HSBC’s move follows similar decisions by Australia’s "Big Four" banks: Commonwealth Bank, National Australia Bank, Westpac, and Australia and New Zealand Banking Group. These banks cited concerns about scams and other risks associated with crypto trading as primary reasons for restricting access to these platforms.
Why the Change?
In an email sent to customers, HSBC Australia highlighted that the change is to protect customers from scams, particularly those involving cryptocurrency. According to an April 2024 report by the ACCC, Australians lost a total of $2.7 billion to scams, with $171 million specifically related to crypto.

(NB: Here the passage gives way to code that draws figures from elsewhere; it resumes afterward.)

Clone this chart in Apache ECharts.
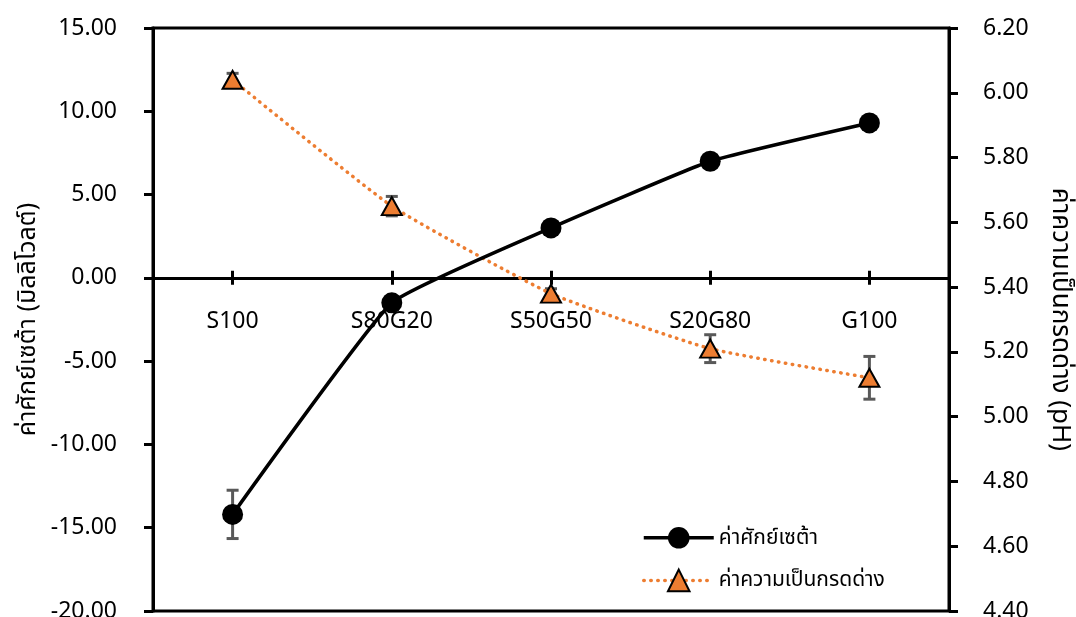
<!DOCTYPE html>
<html>
<head>
<meta charset="utf-8">
<script src="https://cdn.jsdelivr.net/npm/echarts@6/dist/echarts.min.js"></script>
<style>
  html, body { margin: 0; padding: 0; background: #fff; }
  #chart { width: 1076px; height: 617px; }
</style>
</head>
<body>
<div id="chart"></div>
<script>
// Samples (soy / gelatin blend ratios)
const categories = ['S100', 'S80G20', 'S50G50', 'S20G80', 'G100'];

// Zeta potential (mV) with standard deviation
const zeta = [-14.2, -1.5, 3.0, 7.0, 9.3];
const zetaErr = [1.45, 0.35, 0.3, 0.3, 0.35];

// pH with standard deviation
const ph = [6.04, 5.65, 5.38, 5.21, 5.12];
const phErr = [0.02, 0.03, 0.015, 0.043, 0.066];

// Axis ranges
const zetaMin = -20, zetaMax = 15, zetaStep = 5;
const phMin = 4.4, phMax = 6.2, phStep = 0.2;

const zetaName = 'ค่าศักย์เซต้า';
const phName = 'ค่าความเป็นกรดด่าง';
const zetaAxisTitle = 'ค่าศักย์เซต้า (มิลลิโวลต์)';
const phAxisTitle = 'ค่าความเป็นกรดด่าง (pH)';

const FONT = '"Noto Sans", "Noto Sans Thai", "DejaVu Sans", sans-serif';
const ORANGE = '#ED7D31';
const ERR_COLOR = '#595959';

function errorBars(values, errs) {
  return values.map((v, i) => [i, v - errs[i], v + errs[i]]);
}

function renderErrorBar(params, api) {
  const x = api.value(0);
  const lo = api.coord([x, api.value(1)]);
  const hi = api.coord([x, api.value(2)]);
  const half = 6;
  const style = { stroke: ERR_COLOR, lineWidth: 3, fill: null };
  return {
    type: 'group',
    children: [
      { type: 'line', shape: { x1: lo[0], y1: lo[1], x2: hi[0], y2: hi[1] }, style },
      { type: 'line', shape: { x1: lo[0] - half, y1: lo[1], x2: lo[0] + half, y2: lo[1] }, style },
      { type: 'line', shape: { x1: hi[0] - half, y1: hi[1], x2: hi[0] + half, y2: hi[1] }, style }
    ]
  };
}

// Category names sit just under the zero line of the zeta axis
function renderCategoryLabel(params, api) {
  const i = api.value(0);
  const pt = api.coord([i, 0]);
  return {
    type: 'text',
    x: pt[0],
    y: pt[1] + 44,
    style: {
      text: categories[i],
      fill: '#000',
      font: '23px ' + FONT,
      align: 'center',
      verticalAlign: 'middle'
    }
  };
}

const chart = echarts.init(document.getElementById('chart'), null, { renderer: 'canvas' });

const axisText = { color: '#000', fontSize: 23, fontFamily: FONT };

chart.setOption({
  animation: false,
  backgroundColor: '#fff',
  textStyle: { fontFamily: FONT, color: '#000' },
  grid: {
    left: 153, right: 127, top: 28, bottom: 6,
    containLabel: false,
    outerBoundsMode: 'none',
    show: true, borderColor: '#000', borderWidth: 3, backgroundColor: 'transparent'
  },
  legend: {
    orient: 'vertical',
    left: 637,
    top: 522,
    itemWidth: 70,
    itemHeight: 27,
    itemGap: 20,
    lineStyle: { width: 3.5 },
    textStyle: { color: '#000', fontSize: 21, fontFamily: FONT },
    data: [zetaName, phName]
  },
  xAxis: [
    {
      type: 'category',
      data: categories,
      boundaryGap: true,
      axisLine: { onZero: true, onZeroAxisIndex: 0, lineStyle: { color: '#000', width: 3 } },
      axisTick: { show: true, alignWithLabel: true, length: 7, lineStyle: { color: '#000', width: 3 } },
      axisLabel: { show: false },
      splitLine: { show: false }
    },
    {
      type: 'category',
      data: categories,
      position: 'bottom',
      boundaryGap: true,
      axisLine: { onZero: true, onZeroAxisIndex: 0, lineStyle: { color: '#000', width: 3 } },
      axisTick: { show: true, inside: true, alignWithLabel: true, length: 7, lineStyle: { color: '#000', width: 3 } },
      axisLabel: { show: false },
      splitLine: { show: false }
    }
  ],
  yAxis: [
    {
      type: 'value',
      min: zetaMin, max: zetaMax, interval: zetaStep,
      position: 'left',
      axisLine: { show: true, onZero: false, lineStyle: { color: '#000', width: 3 } },
      axisTick: { show: true, length: 9, lineStyle: { color: '#000', width: 3 } },
      axisLabel: { ...axisText, margin: 36, formatter: v => v.toFixed(2) },
      splitLine: { show: false },
      name: zetaAxisTitle,
      nameLocation: 'middle',
      nameRotate: 90,
      nameGap: 112,
      nameTextStyle: { color: '#000', fontSize: 25, fontFamily: FONT }
    },
    {
      type: 'value',
      min: phMin, max: phMax, interval: phStep,
      position: 'right',
      axisLine: { show: true, onZero: false, lineStyle: { color: '#000', width: 3 } },
      axisTick: { show: true, length: 9, lineStyle: { color: '#000', width: 3 } },
      axisLabel: { ...axisText, margin: 34, formatter: v => v.toFixed(2) },
      splitLine: { show: false },
      name: phAxisTitle,
      nameLocation: 'middle',
      nameRotate: -90,
      nameGap: 98,
      nameTextStyle: { color: '#000', fontSize: 26, fontFamily: FONT }
    }
  ],
  series: [
    {
      name: 'categoryLabels',
      type: 'custom',
      xAxisIndex: 0, yAxisIndex: 0,
      renderItem: renderCategoryLabel,
      data: categories.map((c, i) => [i, 0]),
      clip: false,
      z: 1,
      silent: true
    },
    {
      name: 'zetaErr',
      type: 'custom',
      xAxisIndex: 0, yAxisIndex: 0,
      renderItem: renderErrorBar,
      data: errorBars(zeta, zetaErr),
      z: 1,
      silent: true
    },
    {
      name: 'phErr',
      type: 'custom',
      xAxisIndex: 0, yAxisIndex: 1,
      renderItem: renderErrorBar,
      data: errorBars(ph, phErr),
      z: 1,
      silent: true
    },
    {
      name: phName,
      type: 'line',
      xAxisIndex: 0, yAxisIndex: 1,
      data: ph,
      smooth: 0.15,
      symbol: 'triangle',
      symbolSize: [20, 18],
      itemStyle: { color: ORANGE, borderColor: '#000', borderWidth: 2 },
      lineStyle: { color: ORANGE, width: 3.5, type: [0.5, 6.5], cap: 'round' },
      z: 3
    },
    {
      name: zetaName,
      type: 'line',
      xAxisIndex: 0, yAxisIndex: 0,
      data: zeta,
      smooth: 0.12,
      symbol: 'circle',
      symbolSize: 21,
      itemStyle: { color: '#000', borderColor: '#000', borderWidth: 0 },
      lineStyle: { color: '#000', width: 3.5 },
      z: 4
    }
  ]
});
</script>
</body>
</html>
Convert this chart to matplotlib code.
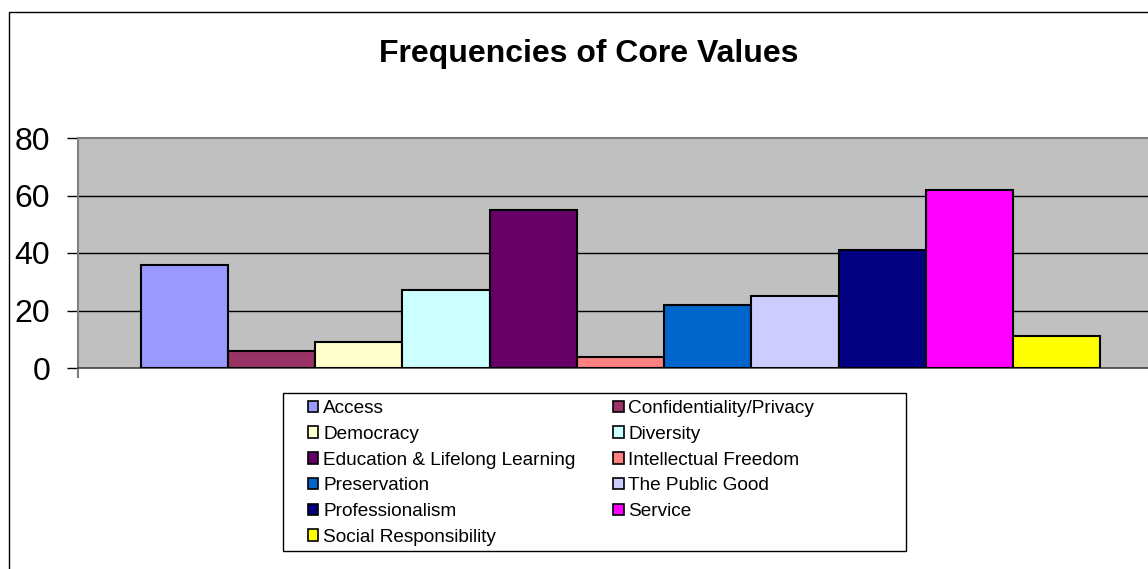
import matplotlib
matplotlib.use("Agg")
import matplotlib.pyplot as plt
from matplotlib.patches import Rectangle, Patch

plt.rcParams["font.family"] = ["Liberation Sans", "DejaVu Sans"]

categories = [
    "Access", "Confidentiality/Privacy", "Democracy", "Diversity",
    "Education & Lifelong Learning", "Intellectual Freedom", "Preservation",
    "The Public Good", "Professionalism", "Service", "Social Responsibility",
]
values = [36, 6, 9, 27, 55, 4, 22, 25, 41, 62, 11]
colors = [
    "#9999FF", "#993366", "#FFFFCC", "#CCFFFF", "#660066", "#FF8080",
    "#0066CC", "#CCCCFF", "#000080", "#FF00FF", "#FFFF00",
]
y_ticks = [0, 20, 40, 60, 80]

W, H = 1148, 569
fig = plt.figure(figsize=(W / 100, H / 100), dpi=100)

# outer chart border (runs off the right/bottom of the image)
fig.patches.append(Rectangle((9 / W, -0.1), 1.2, 1 - 12 / H + 0.1,
                             transform=fig.transFigure, fill=False,
                             edgecolor="black", linewidth=1.0))

fig.text(589 / W, 1 - 54 / H, "Frequencies of Core Values",
         ha="center", va="center", fontsize=23, fontweight="bold")

# plot area in pixels: left 78, right ~1163, top 138, bottom 368
ax = fig.add_axes([78 / W, 1 - 368 / H, (1163 - 78) / W, (368 - 138) / H])
ax.set_facecolor("#C0C0C0")

x = list(range(len(values)))
ax.bar(x, values, width=1.0, color=colors, edgecolor="black", linewidth=1.5,
       zorder=3)

gap = 0.72
ax.set_xlim(-0.5 - gap, len(values) - 0.5 + gap)
ax.set_ylim(0, 80)
ax.set_yticks(y_ticks)
ax.set_xticks([])
ax.tick_params(axis="y", labelsize=23, length=8, width=1.0, pad=12,
               color="black")
for yt in y_ticks[1:-1]:
    ax.axhline(yt, color="black", linewidth=1.0, zorder=1)

for side in ["top", "left"]:
    ax.spines[side].set_color("#808080")
    ax.spines[side].set_linewidth(1.5)
ax.spines["right"].set_visible(False)
ax.spines["bottom"].set_color("#404040")
ax.spines["bottom"].set_linewidth(1.2)
ax.spines["left"].set_bounds(-3, 80)
ax.spines["left"].set_clip_on(False)

# legend box
fig.patches.append(Rectangle((283 / W, 1 - 551 / H), (906 - 283) / W,
                             (551 - 393) / H, transform=fig.transFigure,
                             fill=False, edgecolor="black", linewidth=1.0))
order = [0, 2, 4, 6, 8, 10, 1, 3, 5, 7, 9]
handles = [Patch(facecolor=colors[i], edgecolor="black", linewidth=1.2)
           for i in order]
labels = [categories[i] for i in order]
fig.legend(handles, labels, ncol=2, loc="upper left",
           bbox_to_anchor=(308 / W, 1 - 400 / H), frameon=False,
           fontsize=13.7, handlelength=0.55, handleheight=0.55,
           handletextpad=0.25, columnspacing=1.98, labelspacing=0.46,
           borderaxespad=0, borderpad=0)

fig.savefig("out.png", dpi=100)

HSBC stated, “From 24 July 2024, HSBC will block payments from bank accounts and credit cards that we reasonably believe are being made to cryptocurrency exchanges, for your protection.”
Despite this, HSBC will continue to allow customers to receive funds from crypto exchanges into their accounts.
“If you wish to make payments to cryptocurrency exchanges, you’ll need to make alternative arrangements,” the email read.
However, the bank did not specify which crypto exchanges would be affected under the new restrictions.
Crypto’s Popularity and Regulatory Landscape in Australia
Despite the risks and regulatory challenges, cryptocurrency remains popular in Australia. A treasury report indicated that over 800,000 Australians have engaged in cryptocurrency transactions in the past three years. The growth in crypto activity has been substantial, with a 63% increase reported in 2021 alone.
Interestingly, Australians are also leading in the adoption of memecoins, showcasing the diverse and growing interest in the crypto space.
Despite the significant crypto-related losses, overall scam losses have decreased by 13% from the previous year.